[START PROVIDED DATA]

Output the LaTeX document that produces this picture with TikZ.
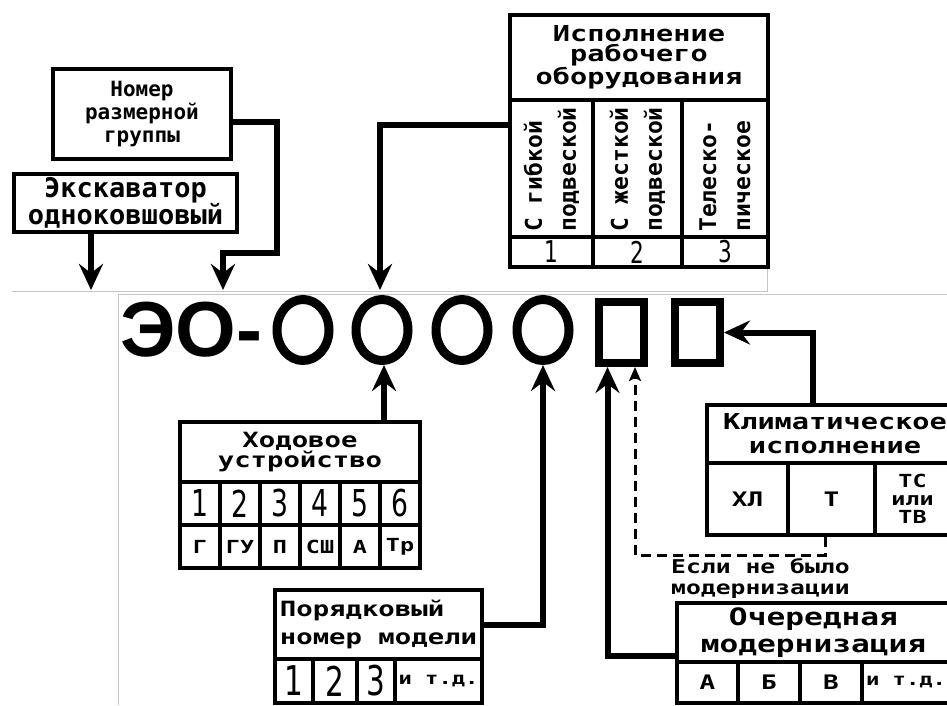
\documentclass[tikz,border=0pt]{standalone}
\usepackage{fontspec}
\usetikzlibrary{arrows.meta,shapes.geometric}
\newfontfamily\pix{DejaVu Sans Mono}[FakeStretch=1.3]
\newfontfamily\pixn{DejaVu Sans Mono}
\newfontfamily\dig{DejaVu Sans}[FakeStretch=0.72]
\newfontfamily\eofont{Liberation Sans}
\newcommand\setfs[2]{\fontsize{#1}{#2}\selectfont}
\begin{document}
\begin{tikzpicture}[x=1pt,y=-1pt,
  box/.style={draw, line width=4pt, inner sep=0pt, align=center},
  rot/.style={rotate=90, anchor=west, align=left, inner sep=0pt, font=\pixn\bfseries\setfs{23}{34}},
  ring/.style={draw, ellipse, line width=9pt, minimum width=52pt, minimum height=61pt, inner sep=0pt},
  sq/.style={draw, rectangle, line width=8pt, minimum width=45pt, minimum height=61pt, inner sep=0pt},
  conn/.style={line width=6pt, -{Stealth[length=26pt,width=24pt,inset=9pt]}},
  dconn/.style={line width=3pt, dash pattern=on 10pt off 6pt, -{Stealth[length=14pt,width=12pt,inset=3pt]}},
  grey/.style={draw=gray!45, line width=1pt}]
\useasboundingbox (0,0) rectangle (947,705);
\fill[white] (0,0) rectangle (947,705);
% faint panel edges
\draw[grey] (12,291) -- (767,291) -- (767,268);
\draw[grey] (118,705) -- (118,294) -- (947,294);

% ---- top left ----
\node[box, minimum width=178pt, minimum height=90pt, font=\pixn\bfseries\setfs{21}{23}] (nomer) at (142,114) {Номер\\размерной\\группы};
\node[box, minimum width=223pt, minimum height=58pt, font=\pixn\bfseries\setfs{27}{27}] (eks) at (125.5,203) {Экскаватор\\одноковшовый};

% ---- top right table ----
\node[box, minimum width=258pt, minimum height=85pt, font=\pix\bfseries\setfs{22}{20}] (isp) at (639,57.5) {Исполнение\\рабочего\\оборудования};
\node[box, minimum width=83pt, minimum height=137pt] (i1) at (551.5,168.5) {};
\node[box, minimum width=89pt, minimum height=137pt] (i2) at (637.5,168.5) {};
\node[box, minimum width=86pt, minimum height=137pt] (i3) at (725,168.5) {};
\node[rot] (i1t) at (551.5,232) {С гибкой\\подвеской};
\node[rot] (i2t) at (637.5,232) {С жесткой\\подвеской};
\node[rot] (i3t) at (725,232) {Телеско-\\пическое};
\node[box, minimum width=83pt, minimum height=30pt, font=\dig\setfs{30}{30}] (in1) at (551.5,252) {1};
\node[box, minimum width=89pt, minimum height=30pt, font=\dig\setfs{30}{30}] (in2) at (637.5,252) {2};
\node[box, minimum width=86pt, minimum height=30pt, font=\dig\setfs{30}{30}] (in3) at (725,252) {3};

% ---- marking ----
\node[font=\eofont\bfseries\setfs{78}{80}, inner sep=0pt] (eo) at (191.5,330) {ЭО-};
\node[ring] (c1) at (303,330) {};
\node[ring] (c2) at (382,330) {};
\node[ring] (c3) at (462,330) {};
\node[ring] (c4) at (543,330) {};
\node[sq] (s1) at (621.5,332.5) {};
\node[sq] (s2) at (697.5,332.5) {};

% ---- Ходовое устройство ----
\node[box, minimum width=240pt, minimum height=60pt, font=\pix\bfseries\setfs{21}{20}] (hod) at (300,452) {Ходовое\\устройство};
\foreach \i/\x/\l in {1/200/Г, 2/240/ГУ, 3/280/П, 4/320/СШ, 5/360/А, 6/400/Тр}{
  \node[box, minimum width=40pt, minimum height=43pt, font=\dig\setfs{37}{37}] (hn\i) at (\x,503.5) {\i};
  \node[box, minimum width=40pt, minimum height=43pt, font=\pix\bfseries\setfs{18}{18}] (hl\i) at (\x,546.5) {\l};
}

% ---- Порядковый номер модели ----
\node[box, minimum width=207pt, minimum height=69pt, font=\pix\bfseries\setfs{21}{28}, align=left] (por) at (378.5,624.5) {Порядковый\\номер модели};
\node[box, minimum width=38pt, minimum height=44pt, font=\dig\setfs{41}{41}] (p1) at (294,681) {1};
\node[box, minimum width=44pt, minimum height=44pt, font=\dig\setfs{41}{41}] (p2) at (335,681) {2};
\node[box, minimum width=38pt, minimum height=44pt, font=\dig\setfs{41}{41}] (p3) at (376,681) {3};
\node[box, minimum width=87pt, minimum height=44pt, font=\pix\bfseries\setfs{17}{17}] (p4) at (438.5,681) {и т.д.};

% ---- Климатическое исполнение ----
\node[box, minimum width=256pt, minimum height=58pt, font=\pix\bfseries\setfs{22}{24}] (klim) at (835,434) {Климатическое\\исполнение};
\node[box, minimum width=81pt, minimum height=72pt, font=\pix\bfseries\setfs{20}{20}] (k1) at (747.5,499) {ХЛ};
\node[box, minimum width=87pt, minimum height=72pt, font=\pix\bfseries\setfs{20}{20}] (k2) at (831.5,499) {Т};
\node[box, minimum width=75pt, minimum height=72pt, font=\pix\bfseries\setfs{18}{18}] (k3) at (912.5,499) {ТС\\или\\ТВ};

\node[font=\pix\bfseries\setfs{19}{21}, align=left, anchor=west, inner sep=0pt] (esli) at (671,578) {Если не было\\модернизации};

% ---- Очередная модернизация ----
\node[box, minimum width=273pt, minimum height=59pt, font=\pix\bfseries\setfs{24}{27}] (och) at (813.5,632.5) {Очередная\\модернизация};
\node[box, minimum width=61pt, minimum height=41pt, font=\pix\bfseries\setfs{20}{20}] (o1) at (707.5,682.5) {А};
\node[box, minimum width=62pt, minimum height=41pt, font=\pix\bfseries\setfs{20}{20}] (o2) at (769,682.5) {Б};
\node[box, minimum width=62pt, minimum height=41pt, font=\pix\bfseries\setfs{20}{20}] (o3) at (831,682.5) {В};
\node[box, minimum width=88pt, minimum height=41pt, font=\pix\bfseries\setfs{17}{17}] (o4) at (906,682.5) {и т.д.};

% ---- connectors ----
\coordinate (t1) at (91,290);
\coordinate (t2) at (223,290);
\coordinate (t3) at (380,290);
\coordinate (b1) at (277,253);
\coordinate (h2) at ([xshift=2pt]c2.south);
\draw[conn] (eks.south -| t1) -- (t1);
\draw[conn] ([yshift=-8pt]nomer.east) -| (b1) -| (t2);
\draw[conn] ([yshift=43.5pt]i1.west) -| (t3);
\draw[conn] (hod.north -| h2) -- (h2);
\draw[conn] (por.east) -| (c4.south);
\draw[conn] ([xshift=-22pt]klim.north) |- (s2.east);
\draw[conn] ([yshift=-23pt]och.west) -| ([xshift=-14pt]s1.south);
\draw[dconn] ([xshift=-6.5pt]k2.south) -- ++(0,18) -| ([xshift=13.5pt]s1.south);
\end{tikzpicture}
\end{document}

[END PROVIDED DATA]

Restate the full listing verbatim and drop every picture.

Output the LaTeX document that produces this picture with TikZ.
\documentclass[tikz,border=0pt]{standalone}
\usepackage{fontspec}
\usetikzlibrary{arrows.meta,shapes.geometric}
\newfontfamily\pix{DejaVu Sans Mono}[FakeStretch=1.3]
\newfontfamily\pixn{DejaVu Sans Mono}
\newfontfamily\dig{DejaVu Sans}[FakeStretch=0.72]
\newfontfamily\eofont{Liberation Sans}
\newcommand\setfs[2]{\fontsize{#1}{#2}\selectfont}
\begin{document}
\begin{tikzpicture}[x=1pt,y=-1pt,
  box/.style={draw, line width=4pt, inner sep=0pt, align=center},
  rot/.style={rotate=90, anchor=west, align=left, inner sep=0pt, font=\pixn\bfseries\setfs{23}{34}},
  ring/.style={draw, ellipse, line width=9pt, minimum width=52pt, minimum height=61pt, inner sep=0pt},
  sq/.style={draw, rectangle, line width=8pt, minimum width=45pt, minimum height=61pt, inner sep=0pt},
  conn/.style={line width=6pt, -{Stealth[length=26pt,width=24pt,inset=9pt]}},
  dconn/.style={line width=3pt, dash pattern=on 10pt off 6pt, -{Stealth[length=14pt,width=12pt,inset=3pt]}},
  grey/.style={draw=gray!45, line width=1pt}]
\useasboundingbox (0,0) rectangle (947,705);
\fill[white] (0,0) rectangle (947,705);
% faint panel edges
\draw[grey] (12,291) -- (767,291) -- (767,268);
\draw[grey] (118,705) -- (118,294) -- (947,294);

% ---- top left ----
\node[box, minimum width=178pt, minimum height=90pt, font=\pixn\bfseries\setfs{21}{23}] (nomer) at (142,114) {Номер\\размерной\\группы};
\node[box, minimum width=223pt, minimum height=58pt, font=\pixn\bfseries\setfs{27}{27}] (eks) at (125.5,203) {Экскаватор\\одноковшовый};

% ---- top right table ----
\node[box, minimum width=258pt, minimum height=85pt, font=\pix\bfseries\setfs{22}{20}] (isp) at (639,57.5) {Исполнение\\рабочего\\оборудования};
\node[box, minimum width=83pt, minimum height=137pt] (i1) at (551.5,168.5) {};
\node[box, minimum width=89pt, minimum height=137pt] (i2) at (637.5,168.5) {};
\node[box, minimum width=86pt, minimum height=137pt] (i3) at (725,168.5) {};
\node[rot] (i1t) at (551.5,232) {С гибкой\\подвеской};
\node[rot] (i2t) at (637.5,232) {С жесткой\\подвеской};
\node[rot] (i3t) at (725,232) {Телеско-\\пическое};
\node[box, minimum width=83pt, minimum height=30pt, font=\dig\setfs{30}{30}] (in1) at (551.5,252) {1};
\node[box, minimum width=89pt, minimum height=30pt, font=\dig\setfs{30}{30}] (in2) at (637.5,252) {2};
\node[box, minimum width=86pt, minimum height=30pt, font=\dig\setfs{30}{30}] (in3) at (725,252) {3};

% ---- marking ----
\node[font=\eofont\bfseries\setfs{78}{80}, inner sep=0pt] (eo) at (191.5,330) {ЭО-};
\node[ring] (c1) at (303,330) {};
\node[ring] (c2) at (382,330) {};
\node[ring] (c3) at (462,330) {};
\node[ring] (c4) at (543,330) {};
\node[sq] (s1) at (621.5,332.5) {};
\node[sq] (s2) at (697.5,332.5) {};

% ---- Ходовое устройство ----
\node[box, minimum width=240pt, minimum height=60pt, font=\pix\bfseries\setfs{21}{20}] (hod) at (300,452) {Ходовое\\устройство};
\foreach \i/\x/\l in {1/200/Г, 2/240/ГУ, 3/280/П, 4/320/СШ, 5/360/А, 6/400/Тр}{
  \node[box, minimum width=40pt, minimum height=43pt, font=\dig\setfs{37}{37}] (hn\i) at (\x,503.5) {\i};
  \node[box, minimum width=40pt, minimum height=43pt, font=\pix\bfseries\setfs{18}{18}] (hl\i) at (\x,546.5) {\l};
}

% ---- Порядковый номер модели ----
\node[box, minimum width=207pt, minimum height=69pt, font=\pix\bfseries\setfs{21}{28}, align=left] (por) at (378.5,624.5) {Порядковый\\номер модели};
\node[box, minimum width=38pt, minimum height=44pt, font=\dig\setfs{41}{41}] (p1) at (294,681) {1};
\node[box, minimum width=44pt, minimum height=44pt, font=\dig\setfs{41}{41}] (p2) at (335,681) {2};
\node[box, minimum width=38pt, minimum height=44pt, font=\dig\setfs{41}{41}] (p3) at (376,681) {3};
\node[box, minimum width=87pt, minimum height=44pt, font=\pix\bfseries\setfs{17}{17}] (p4) at (438.5,681) {и т.д.};

% ---- Климатическое исполнение ----
\node[box, minimum width=256pt, minimum height=58pt, font=\pix\bfseries\setfs{22}{24}] (klim) at (835,434) {Климатическое\\исполнение};
\node[box, minimum width=81pt, minimum height=72pt, font=\pix\bfseries\setfs{20}{20}] (k1) at (747.5,499) {ХЛ};
\node[box, minimum width=87pt, minimum height=72pt, font=\pix\bfseries\setfs{20}{20}] (k2) at (831.5,499) {Т};
\node[box, minimum width=75pt, minimum height=72pt, font=\pix\bfseries\setfs{18}{18}] (k3) at (912.5,499) {ТС\\или\\ТВ};

\node[font=\pix\bfseries\setfs{19}{21}, align=left, anchor=west, inner sep=0pt] (esli) at (671,578) {Если не было\\модернизации};

% ---- Очередная модернизация ----
\node[box, minimum width=273pt, minimum height=59pt, font=\pix\bfseries\setfs{24}{27}] (och) at (813.5,632.5) {Очередная\\модернизация};
\node[box, minimum width=61pt, minimum height=41pt, font=\pix\bfseries\setfs{20}{20}] (o1) at (707.5,682.5) {А};
\node[box, minimum width=62pt, minimum height=41pt, font=\pix\bfseries\setfs{20}{20}] (o2) at (769,682.5) {Б};
\node[box, minimum width=62pt, minimum height=41pt, font=\pix\bfseries\setfs{20}{20}] (o3) at (831,682.5) {В};
\node[box, minimum width=88pt, minimum height=41pt, font=\pix\bfseries\setfs{17}{17}] (o4) at (906,682.5) {и т.д.};

% ---- connectors ----
\coordinate (t1) at (91,290);
\coordinate (t2) at (223,290);
\coordinate (t3) at (380,290);
\coordinate (b1) at (277,253);
\coordinate (h2) at ([xshift=2pt]c2.south);
\draw[conn] (eks.south -| t1) -- (t1);
\draw[conn] ([yshift=-8pt]nomer.east) -| (b1) -| (t2);
\draw[conn] ([yshift=43.5pt]i1.west) -| (t3);
\draw[conn] (hod.north -| h2) -- (h2);
\draw[conn] (por.east) -| (c4.south);
\draw[conn] ([xshift=-22pt]klim.north) |- (s2.east);
\draw[conn] ([yshift=-23pt]och.west) -| ([xshift=-14pt]s1.south);
\draw[dconn] ([xshift=-6.5pt]k2.south) -- ++(0,18) -| ([xshift=13.5pt]s1.south);
\end{tikzpicture}
\end{document}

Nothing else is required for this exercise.